What civic order is
Civic order is the working agreement among citizens — implicit and explicit, written and unwritten — that the institutions, laws and customs they share are worth being constrained by. It is not the constitution alone. A polity can have an elegant constitution and no civic order if its citizens do not treat the constitution as binding on themselves; it can have no formal constitution at all and a robust civic order if its citizens do treat the inherited customs as binding. The classical case for the second is Republican Rome, which had no written constitution but which lived inside the mos maiorum — ancestral custom — as a working constitutional force for four centuries.
What it requires
The classical analysis of civic order identifies three preconditions.
The first is institutional. There has to be a stable structure of magistracies, deliberative bodies and legal procedures that the citizens recognise and use. The structure does not have to be elegant; it has to be present.
The second is moral, in the Roman sense — the mos maiorum, the inherited custom that shapes what a citizen owes the city. The institutional structure can be operated only by people who think they should operate it according to its substance rather than its mere letter. Cicero's De Officiis is the most sustained ancient statement of the personal disciplines this requires.
The third is what the polity remembers about itself. The citizens have to share enough of a self-understanding — what the city is, who its founders were, what its working past amounted to — that the institutions and the customs are intelligible to them as worth maintaining. Livy's Ab Urbe Condita is the classical instrument of this practice: the cumulative weight of seven hundred years of exempla maintained as a usable civic memory.
When all three preconditions hold, civic order maintains itself without the active intervention of any one ruler. When any of them erodes, the others come under pressure; when all three erode at once, the order ends.
The cases the platform reads
The platform reads two principal classical cases.
The Athenian democratic experiment under Pericles is one. The Cleisthenic reforms produced an institutional structure of rotating magistracies, a sovereign assembly, popular juries and a council of five hundred that distributed civic authority across the citizen body. The Periclean generation lived inside the system at full operation; Thucydides's account of its breaking under the pressure of the Peloponnesian War is the most considered classical record of what happens when a civic order fails under unusual stress.

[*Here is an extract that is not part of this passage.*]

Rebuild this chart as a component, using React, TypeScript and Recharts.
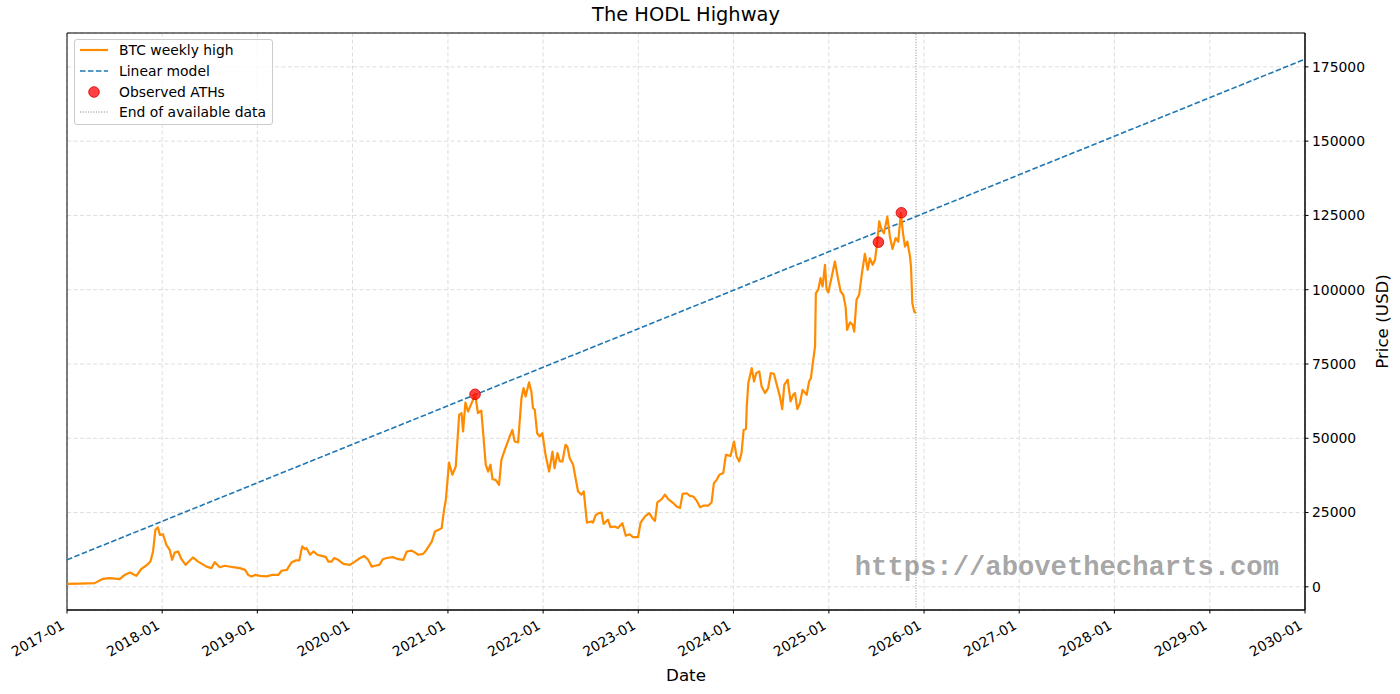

The Roman Republic is the second and longer case. The constitutional structure (consuls, senate, assemblies, tribunes, the cursus honorum, the provocatio) operated under the mos maiorum for four centuries before the Marian and Sullan precedents began to dissolve the moral and customary substrate, and another century before the Augustan settlement formally replaced the order. Cicero's De Re Publica is the most sustained ancient defence of the civic-order conception of political life; his career is the working test of how far the conception could be defended once the conditions had eroded.
Why the platform reads it
The platform reads civic order because it is the political form the European republican tradition has spent two thousand years returning to. The Florentine humanists, the English commonwealth writers, the American founders — each generation read the Roman material in part because the question of how a polity can hold itself together without force and without sacred authority is one no constitutional democracy has stopped having to answer. The classical reading does not provide the answer for the modern case. It articulates the question sharply enough that the question stays open.